Y ¿qué haremos en el cielo? Alabarle, bendecirle y darle toda la gloria a Él, junto con todos los ángeles y santos. En el cielo tendremos relaciones plenas con Él y con los ángeles y santos, porque en el cielo sólo hay relaciones. Y esas relaciones, ya las podemos establecer en la tierra. La pregunta surge de forma espontánea, ¿qué relaciones he establecido durante mi paso por la tierra? ¿Han sido relaciones de fe? o ¿han sido relaciones egoístas?, ese es el traje con el que nos presentaremos.

Por el pecado vino la muerte. Todos tenemos que pasar por ella. Pero si de verdad estamos redimidos, si Dios ha muerto por nosotros, si vivimos de fe, entonces la muerte está vencida: no moriremos. Comenzaremos una nueva vida, sin llanto ni dolor, solo el inmenso gozo de alabar a Dios y darle gloria por siempre. La muerte será entonces la ocasión para alcanzar la meta tanto tiempo deseada.

Toda la gloria ha de ser para Dios. La criatura no puede merecer la gloria. Toda la creación, los ángeles y los hombres, todos, han de adorar a Dios. Y María, mera criatura, también da toda la gloria a su Hijo. Ella no debe ser adorada por sí misma. Sin embargo, es tal la relación de fe establecida con su Creador, tal la identificación de esa criatura con su Creador, y es tal su contribución a la redención del género humano, que el mismo Dios ha querido conferirle un papel especial en esa redención: es la Puerta del Cielo.

No hay nada más maternal para María, que presentar las almas de sus hijos a su Hijo. Y qué fácil nos lo ha puesto Jesús, dándonos a su Madre como madre nuestra. Porque el cielo no es sólo para los ángeles sino también para los hombres, donde podemos ir si no nos empeñamos en no entrar. Sólo el pecado, nuestra voluntad de no querer a Dios, nos impide entrar en el Paraíso.

Conviene en este punto, recordar que los que se salvan vienen “de la gran tribulación”.

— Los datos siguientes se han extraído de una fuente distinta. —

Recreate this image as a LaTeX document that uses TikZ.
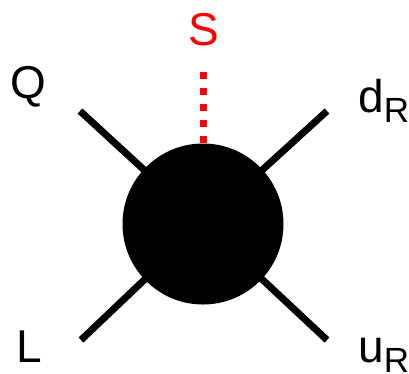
\documentclass[tikz,border=0pt]{standalone}
\usepackage{fontspec}
\setmainfont{Liberation Sans}
\usepackage{tikz}

\newcommand{\lowidx}[1]{\raisebox{-10pt}{\fontsize{35}{40}\selectfont #1}}

\tikzset{
  leg/.style={line width=7pt},
  blob/.style={circle,fill=black,inner sep=0pt,minimum size=161pt},
  lbl/.style={inner sep=0pt,font=\fontsize{46}{50}\selectfont}
}

\begin{document}
\begin{tikzpicture}[x=1pt,y=-1pt]
            \useasboundingbox (0,0) rectangle (409,373);
            \coordinate (c) at (203,224);
            \coordinate (qend) at (80,111);
            \coordinate (dend) at (327,111);
            \coordinate (lend) at (81,340);
            \coordinate (uend) at (327,340);
            \coordinate (send) at (203,72);
            \draw[leg] (qend) -- (c);
            \draw[leg] (dend) -- (c);
            \draw[leg] (lend) -- (c);
            \draw[leg] (uend) -- (c);
            \node[blob] (vertex) at (c) {};
            \draw[red,line width=7pt,dash pattern=on 7pt off 9pt] (send) -- (vertex.north);
            \node[lbl,red,anchor=base] (s) at (204,45) {S};
            \node[lbl,anchor=base] (q) at (28.5,98) {Q};
            \node[lbl,anchor=base] (l) at (29,362) {L};
            \node[lbl,anchor=base west] (dr) at (358,112) {d\lowidx{R}};
            \node[lbl,anchor=base west] (ur) at (358,362) {u\lowidx{R}};
        \end{tikzpicture}
\end{document}
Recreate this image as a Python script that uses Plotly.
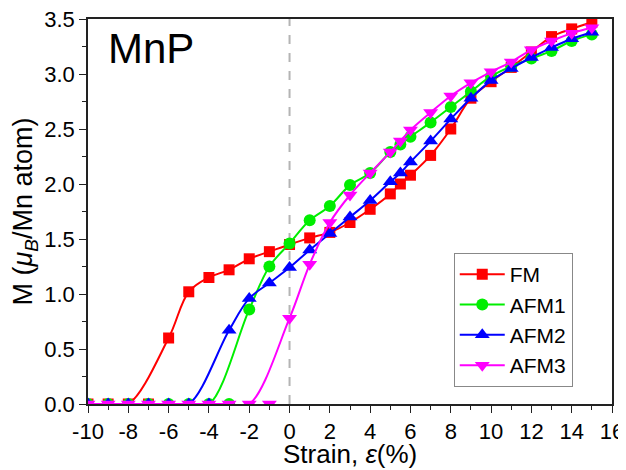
import plotly.graph_objects as go

strain = [-10, -9, -8, -7, -6, -5, -4, -3, -2, -1, 0, 1, 2, 3, 4, 5, 5.5, 6, 7, 8, 9, 10, 11, 12, 13, 14, 15]

fm = [0, 0, 0, 0, 0.60, 1.02, 1.15, 1.22, 1.32, 1.385, 1.45, 1.51, 1.56, 1.65, 1.77, 1.91, 2.00, 2.08, 2.26, 2.50, 2.78, 2.93, 3.06, 3.20, 3.34, 3.41, 3.47]
afm1 = [0, 0, 0, 0, 0, 0, 0, 0, 0.86, 1.25, 1.46, 1.67, 1.80, 1.99, 2.10, 2.29, 2.36, 2.43, 2.56, 2.70, 2.84, 2.98, 3.07, 3.14, 3.21, 3.30, 3.36]
afm2 = [0, 0, 0, 0, 0, 0, 0, 0.67, 0.96, 1.10, 1.24, 1.40, 1.55, 1.70, 1.85, 2.02, 2.10, 2.20, 2.39, 2.59, 2.78, 2.94, 3.05, 3.15, 3.24, 3.32, 3.38]
afm3 = [0, 0, 0, 0, 0, 0, 0, 0, 0, 0, 0.78, 1.27, 1.65, 1.90, 2.10, 2.29, 2.39, 2.49, 2.65, 2.80, 2.92, 3.02, 3.11, 3.22, 3.30, 3.37, 3.42]

names = ["FM", "AFM1", "AFM2", "AFM3"]
series = [fm, afm1, afm2, afm3]
colors = ["#ff0000", "#00ee00", "#0000ff", "#ff00ff"]
symbols = ["square", "circle", "triangle-up", "triangle-down"]
sizes = [11, 12, 13, 13]

x_ticks = list(range(-10, 17, 2))

fig = go.Figure()

for name, ys, col, sym, sz in zip(names, series, colors, symbols, sizes):
    # smooth connecting curve: skip the last zero point before the moment appears
    last_zero = max(i for i, v in enumerate(ys) if v == 0)
    lx = [x for i, x in enumerate(strain) if i != last_zero]
    ly = [y for i, y in enumerate(ys) if i != last_zero]
    fig.add_trace(go.Scatter(x=lx, y=ly, mode="lines",
                             line=dict(color=col, width=2, shape="spline", smoothing=1),
                             showlegend=False, hoverinfo="skip"))
    fig.add_trace(go.Scatter(x=strain, y=ys, mode="markers", name=name,
                             marker=dict(color=col, symbol=sym, size=sz, line=dict(width=0)),
                             showlegend=False))

for name, col, sym, sz in zip(names, colors, symbols, sizes):
    fig.add_trace(go.Scatter(x=[None], y=[None], mode="lines+markers", name=name,
                             line=dict(color=col, width=2),
                             marker=dict(color=col, symbol=sym, size=sz, line=dict(width=0))))

fig.add_shape(type="line", x0=0, x1=0, y0=0, y1=1, xref="x", yref="paper",
              line=dict(color="#b4b4b4", width=2, dash="dash"), layer="below")

fig.add_annotation(x=0.035, y=0.99, xref="paper", yref="paper", text="MnP",
                   showarrow=False, xanchor="left", yanchor="top",
                   font=dict(size=42, color="black"))

# x-axis title placed as an annotation just below the tick labels
fig.add_annotation(x=0.5, y=-0.171, xref="paper", yref="paper",
                   text="Strain, <i>ε</i>(%)", showarrow=False,
                   xanchor="center", yanchor="bottom", borderpad=0,
                   font=dict(size=26, color="black"))

axis_common = dict(showline=True, linecolor="#222", linewidth=1.5, mirror=True,
                   showgrid=False, zeroline=False, ticks="outside", ticklen=7,
                   tickwidth=1.2, tickcolor="#222", automargin=False,
                   ticklabeloverflow="allow",
                   tickfont=dict(size=22, color="black"))

fig.update_xaxes(range=[-10, 16], tickmode="array", tickvals=x_ticks,
                 ticktext=[str(t) for t in x_ticks],
                 minor=dict(dtick=1, tick0=0, ticks="outside", ticklen=4, tickcolor="#222"),
                 **axis_common)
fig.update_yaxes(range=[0, 3.5], dtick=0.5, tick0=0, tickformat=".1f",
                 minor=dict(dtick=0.25, tick0=0, ticks="outside", ticklen=4, tickcolor="#222"),
                 title=dict(text="M (<i>μ<sub>B</sub></i>/Mn atom)", font=dict(size=27, color="black"), standoff=4),
                 **axis_common)

# the page body has an 8px margin, so the figure is sized to fill the rest of the window
fig.update_layout(
    width=618, height=462,
    margin=dict(l=80, r=14, t=11, b=66),
    paper_bgcolor="white", plot_bgcolor="white",
    font=dict(family="Liberation Sans, Arial, sans-serif", color="black"),
    legend=dict(x=0.698, y=0.392, xanchor="left", yanchor="top",
                bordercolor="#888", borderwidth=1, bgcolor="white",
                font=dict(size=21), tracegroupgap=0, itemwidth=45,
                entrywidth=88, entrywidthmode="pixels"),
)

fig.write_html("out.html")
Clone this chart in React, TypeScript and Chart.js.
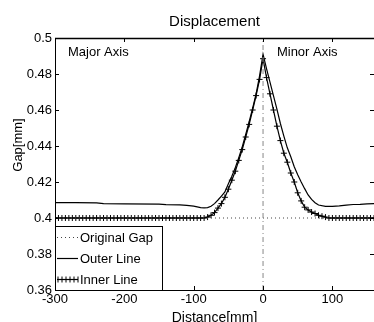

Pensar que podemos llegar al cielo sin pasar por la tribulación es de necios. Y si estamos sólo en las cosas de la tierra, nos comportamos como tales. No ver en los fracasos, en el dolor, en la pobreza, en la enfermedad, etc. la voluntad de un Padre amoroso, que quiere lo mejor para sus hijos, es no ver nada. Porque Dios nos quiere para el cielo, no para nuestras caducas metas en la tierra.

Vivir con nuestros ojos puestos en el cielo, aceptar la tribulación, ansiar el reparar por nuestros pecados y los de la humanidad, acudir frecuentemente a lavar nuestras túnicas en la confesión y blanquearlas con la sangre del Cordero en la sagrada comunión, ese es el único camino. No nos engañemos, no hay otro camino para alcanzar la Paz eterna. No hay otro.

Y recorrerlo con María, es la seguridad de llegar al paraíso y entrar por “la puerta grande”.

Al cielo llegaremos de la mano de María.